Inzwischen äußert sich Gerhart Polt zur Kultur des Wirtshauses: eine Piazza mit Dach, sagt er, und er redet über die besondere Bedeutung des Wirtes, der Wirtin für die Besucher. Eine Stadtplanerin kommt zu Wort, ein Kulturhistoriker, ein Heimatpfleger berichtet von der Bedeutung der Wirtshäuser.

Und dann kommen endlich die Ziegel: „Jetzt sind wir eigentlich nicht mehr zu bremsen“, sagt einer. Dann werden die Wirtshausmöbel von der örtlichen Schreinerei saniert, oder sie werden eben neu beschafft, wo es nicht mehr geht. Und schon der Bau ist so unglaublich gemeinschaftsfördernd. Endlich redet man auch mit den Leuten, die man bisher vielleicht nur gegrüßt hat. Und vor allem hat das Projekt Alteingesessene und Auswärtige zusammengebracht. Auch zugezogene Sachsen und Schwaben gehören nun mit dazu. Die Monate gehen ins Land, die Eröffnung naht. Aber wie soll die „Fanni“ mit Leben gefüllt werden?

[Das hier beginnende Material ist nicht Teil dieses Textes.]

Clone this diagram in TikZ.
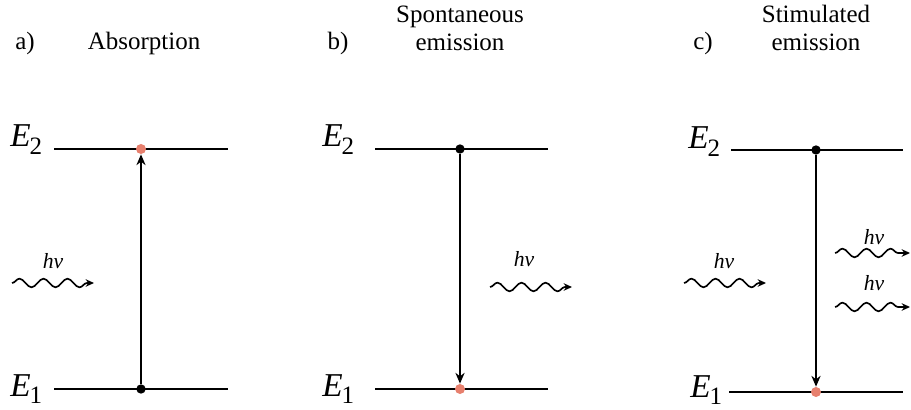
\documentclass[tikz,border=0pt]{standalone}
\usepackage{fontspec}
\setmainfont{Liberation Serif}
\usetikzlibrary{arrows.meta,decorations.pathmorphing}

\definecolor{dotred}{RGB}{231,128,110}
\newcommand{\lvl}[1]{\textit{E}\kern-0.6pt\raisebox{-4.4pt}{\fontsize{15}{15}\selectfont #1}}

\tikzset{
  level/.style={line width=1.4pt},
  trans/.style={line width=1.4pt,-{Stealth[length=6.5pt,width=5.5pt]}},
  photon/.style={line width=1pt,-{Stealth[length=5pt,width=4.5pt]},decorate,
    decoration={snake,amplitude=2.6pt,segment length=14.4pt,post length=4pt}},
  blackdot/.style={circle,fill=black,inner sep=0pt,minimum size=5.6pt},
  reddot/.style={circle,fill=dotred,inner sep=0pt,minimum size=6pt},
  elabel/.style={font=\fontsize{20}{20}\selectfont,anchor=base west,inner sep=0pt},
  hvlabel/.style={font=\fontsize{13}{13}\selectfont\itshape,anchor=base,inner sep=0pt},
  title/.style={font=\fontsize{15}{15}\selectfont,anchor=base,inner sep=0pt}
}

\begin{document}
\begin{tikzpicture}[x=0.6pt,y=-0.6pt]
  \useasboundingbox (0,0) rectangle (911,410);
  % a) Absorption
  \node[title] (ta) at (25,50) {a)};
  \node[title] (ta2) at (144,50) {Absorption};
  \node[elabel] (ea2) at (10,147) {\lvl{2}};
  \node[elabel] (ea1) at (10,396) {\lvl{1}};
  \coordinate (a2l) at (54,149);  \coordinate (a2r) at (228,149);
  \coordinate (a1l) at (54,389);  \coordinate (a1r) at (228,389);
  \draw[level] (a2l) -- (a2r);
  \draw[level] (a1l) -- (a1r);
  \node[reddot] (atop) at (141,149) {};
  \node[blackdot] (abot) at (141,389) {};
  \draw[trans] (abot) -- (atop);
  \coordinate (pa1) at (12,283); \coordinate (pa2) at (94,283);
  \draw[photon] (pa1) -- (pa2);
  \node[hvlabel] (hva) at (53,268) {hν};
  % b) Spontaneous emission
  \node[title] (tb) at (338,50) {b)};
  \node[title] (tb2) at (460,23) {Spontaneous};
  \node[title] (tb3) at (460,51) {emission};
  \node[elabel] (eb2) at (322,147) {\lvl{2}};
  \node[elabel] (eb1) at (322,396) {\lvl{1}};
  \coordinate (b2l) at (375,149); \coordinate (b2r) at (548,149);
  \coordinate (b1l) at (375,389); \coordinate (b1r) at (548,389);
  \draw[level] (b2l) -- (b2r);
  \draw[level] (b1l) -- (b1r);
  \node[blackdot] (btop) at (460,149) {};
  \node[reddot] (bbot) at (460,389) {};
  \draw[trans] (btop) -- (bbot);
  \coordinate (pb1) at (490,287); \coordinate (pb2) at (572,287);
  \draw[photon] (pb1) -- (pb2);
  \node[hvlabel] (hvb) at (524,267) {hν};
  % c) Stimulated emission
  \node[title] (tc) at (703,50) {c)};
  \node[title] (tc2) at (816,23) {Stimulated};
  \node[title] (tc3) at (816,51) {emission};
  \node[elabel] (ec2) at (688,149) {\lvl{2}};
  \node[elabel] (ec1) at (690,397) {\lvl{1}};
  \coordinate (c2l) at (731,150); \coordinate (c2r) at (903,150);
  \coordinate (c1l) at (729,392); \coordinate (c1r) at (903,392);
  \draw[level] (c2l) -- (c2r);
  \draw[level] (c1l) -- (c1r);
  \node[blackdot] (ctop) at (816,150) {};
  \node[reddot] (cbot) at (816,392) {};
  \draw[trans] (ctop) -- (cbot);
  \coordinate (pc1) at (684,283); \coordinate (pc2) at (766,283);
  \draw[photon] (pc1) -- (pc2);
  \node[hvlabel] (hvc) at (724,268) {hν};
  \coordinate (pd1) at (835,253); \coordinate (pd2) at (910,253);
  \draw[photon] (pd1) -- (pd2);
  \node[hvlabel] (hvd) at (874,245) {hν};
  \coordinate (pe1) at (835,307); \coordinate (pe2) at (910,307);
  \draw[photon] (pe1) -- (pe2);
  \node[hvlabel] (hve) at (874,290) {hν};
\end{tikzpicture}
\end{document}
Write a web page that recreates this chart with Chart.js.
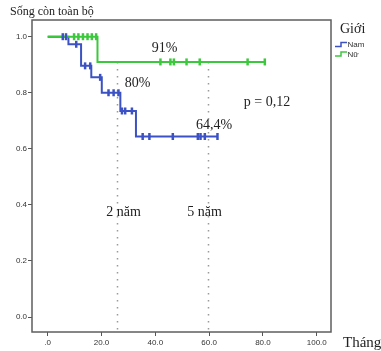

Hubert Neufeld erzählt ein grandioses Stück bayerischer Dorf- und Kulturgeschichte, voller Liebe und Zuneigung. Er zeigt ein vorbildliches, gemeinschaftliches Genossenschaftsprojekt einer Dorfgemeinschaft, das ja vielleicht auch Nachahmer in anderen Dörfern findet. Neufeld gelingt ein wundervoller Film über ein ebenso vorbildliches Projekt, ein Film, der auch außerhalb von Bayern auf Interesse stoßen könnte. Gut, man müsste vielleicht den ein oder anderen Satz untertiteln.